Copy down every line where the string "this" shows up.
-- STORED ROWS start --
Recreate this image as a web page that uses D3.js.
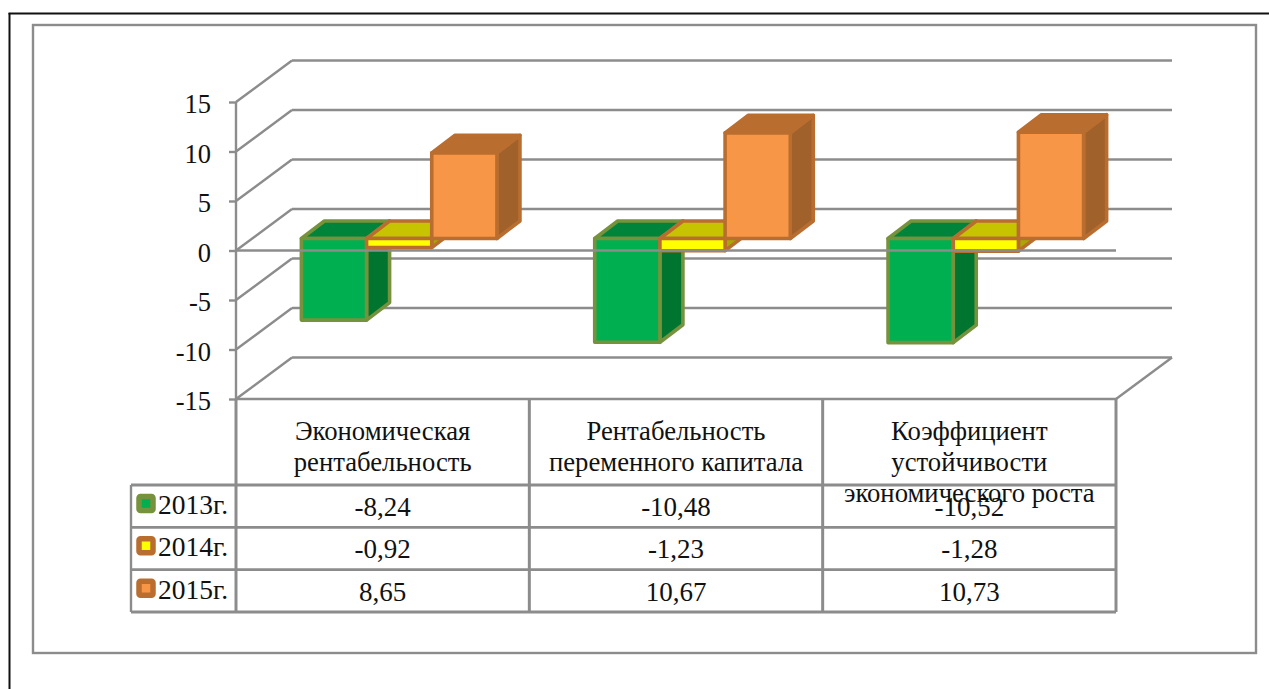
-- STORED ROWS end --
-- STORED ROWS start --
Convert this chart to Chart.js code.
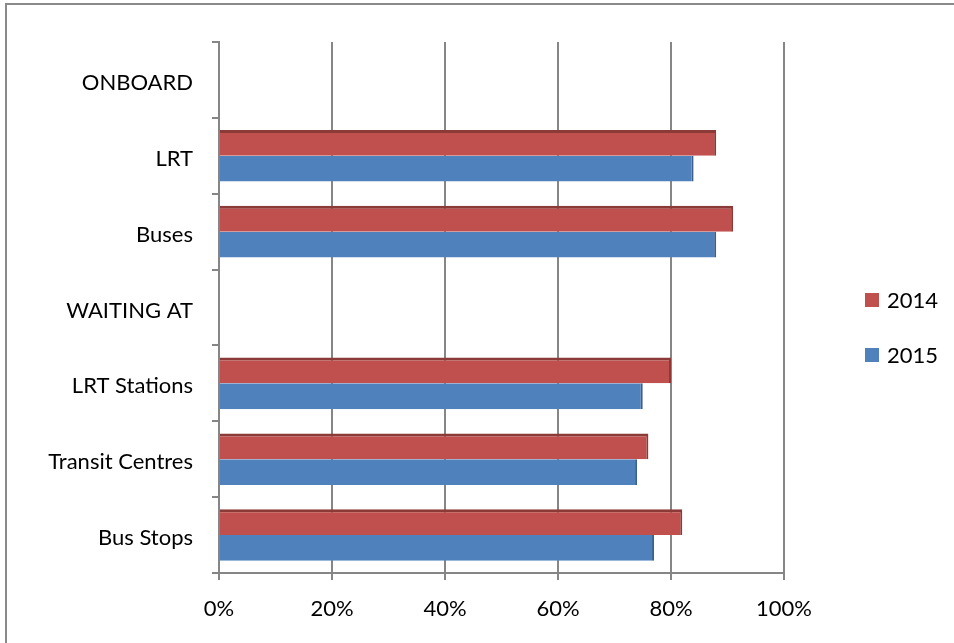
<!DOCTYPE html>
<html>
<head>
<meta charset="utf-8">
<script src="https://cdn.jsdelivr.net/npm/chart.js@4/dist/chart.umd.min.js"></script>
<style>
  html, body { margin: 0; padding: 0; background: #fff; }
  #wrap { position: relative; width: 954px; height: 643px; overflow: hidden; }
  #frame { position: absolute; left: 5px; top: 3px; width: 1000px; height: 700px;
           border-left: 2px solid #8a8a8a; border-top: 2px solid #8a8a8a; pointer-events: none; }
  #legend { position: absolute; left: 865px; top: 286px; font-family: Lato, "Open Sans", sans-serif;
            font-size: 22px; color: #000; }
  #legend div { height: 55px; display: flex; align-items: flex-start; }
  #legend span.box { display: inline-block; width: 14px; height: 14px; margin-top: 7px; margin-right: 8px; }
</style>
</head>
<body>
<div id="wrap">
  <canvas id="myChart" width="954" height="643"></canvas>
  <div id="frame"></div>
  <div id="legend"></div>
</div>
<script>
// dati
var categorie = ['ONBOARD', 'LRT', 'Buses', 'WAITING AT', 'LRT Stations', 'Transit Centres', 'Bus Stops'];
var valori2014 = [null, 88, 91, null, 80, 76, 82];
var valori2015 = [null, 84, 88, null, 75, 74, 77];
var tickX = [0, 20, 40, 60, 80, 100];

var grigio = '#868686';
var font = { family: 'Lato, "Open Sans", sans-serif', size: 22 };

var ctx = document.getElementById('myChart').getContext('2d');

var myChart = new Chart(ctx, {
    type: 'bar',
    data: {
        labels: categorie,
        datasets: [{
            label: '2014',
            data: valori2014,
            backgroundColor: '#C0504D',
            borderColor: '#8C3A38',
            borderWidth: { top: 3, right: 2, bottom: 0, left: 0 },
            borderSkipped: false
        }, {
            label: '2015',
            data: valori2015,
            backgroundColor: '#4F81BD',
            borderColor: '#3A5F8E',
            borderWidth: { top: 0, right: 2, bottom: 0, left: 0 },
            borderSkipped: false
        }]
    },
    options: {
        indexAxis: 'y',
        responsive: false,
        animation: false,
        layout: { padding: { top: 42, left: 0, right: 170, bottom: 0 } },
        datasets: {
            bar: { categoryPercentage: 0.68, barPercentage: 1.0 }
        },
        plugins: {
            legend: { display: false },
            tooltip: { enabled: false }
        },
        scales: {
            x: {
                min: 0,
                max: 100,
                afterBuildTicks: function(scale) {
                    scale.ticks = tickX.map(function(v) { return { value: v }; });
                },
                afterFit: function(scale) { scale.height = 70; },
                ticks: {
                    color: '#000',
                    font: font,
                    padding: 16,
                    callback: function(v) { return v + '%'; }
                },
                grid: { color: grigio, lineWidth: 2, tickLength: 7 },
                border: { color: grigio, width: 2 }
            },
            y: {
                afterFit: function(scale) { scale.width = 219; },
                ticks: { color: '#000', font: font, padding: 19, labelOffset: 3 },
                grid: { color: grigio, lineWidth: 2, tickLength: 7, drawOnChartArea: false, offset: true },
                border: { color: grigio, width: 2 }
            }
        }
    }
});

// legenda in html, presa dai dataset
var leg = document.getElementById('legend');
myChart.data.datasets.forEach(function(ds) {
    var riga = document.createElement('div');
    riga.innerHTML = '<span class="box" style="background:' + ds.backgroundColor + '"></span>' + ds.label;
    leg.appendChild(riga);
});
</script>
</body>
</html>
-- STORED ROWS end --
__SOLUTION TO THE EXERCISE__.
Recreate this image as a web page that uses D3.js.
Convert this chart to Chart.js code.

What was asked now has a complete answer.